What will make Wi-Fi 6 a standout are the following benefits:

  • Achieves speeds up to one and a half times faster than WiFi5. With the maximum speed being 4.8 gbps per client.
  • Ensures a much more reliable network connection with many end devices including Laptops, iPads, smart TVs, Video-game consoles, connected kitchen appliances, etc., connected to WLAN. Larger data streams can be processed faster and much more efficiently.
  • Offers new neat features like an extension of devices battery life, etc.

When Wi-Fi 6 ultimately comes to be used extensively, 5G can complement it in some cases like:

  • Residential fixed wireless use cases (like the 5G Home Service launched by VERIZON recently). Herein, 5G will help the service providers to do away with the need for digging their customer’s lawns for providing broadband services; reduce the cost of their dispatch operations; and enable customers to activate their internet connectivity services through self-serve mechanisms.
  • In Enhanced Mobile Broadband (eMBB) use cases, the customer-premise equipment (CPE) can be connected to the 5G network for Internet connectivity, while local connectivity services can be offered through Wi-Fi 6.
  • In Enterprises, rolling out Wi-Fi 6 is going to be a lot easier for the simple reason that the whole cost is going to be a lot cheaper than what is entailed with a similar rolling out of a 5G network. Further, Wi-Fi 6 rollout will also consume less time. Thus, Wi-Fi 6 can complement 5G in select Enterprise use cases.

The battle between WiFi6 and 5G will be more of a battle to grab more deployment footprint rather than a battle for existence or survival. But how that will pan out in the days ahead remains to be seen.

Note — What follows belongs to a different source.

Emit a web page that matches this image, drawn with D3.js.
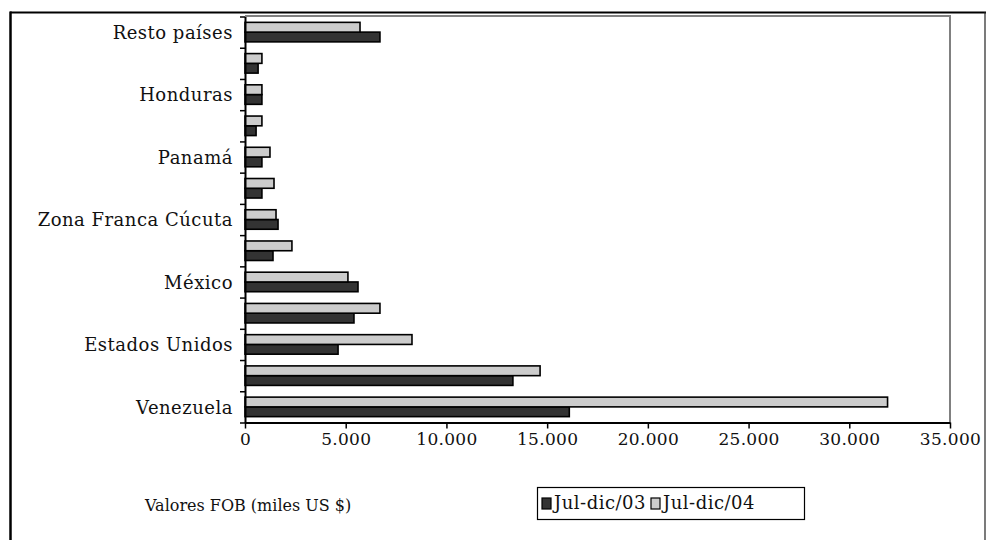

The answer to ‘Will 5G kill Wi-Fi’ or ‘Will 5G replace Wi-Fi’ is uncertain as of now. But experts believe that there will be no winner or loser in the battle. Rather they believe that companies will probably use a combination of both technologies in ways that best suit their interests and goals. For example, they may use Wi-Fi for indoor environments with 5G for outdoor areas or industrial use cases that need agile, scalable network connectivity, and rely on reach, security, and quality of service.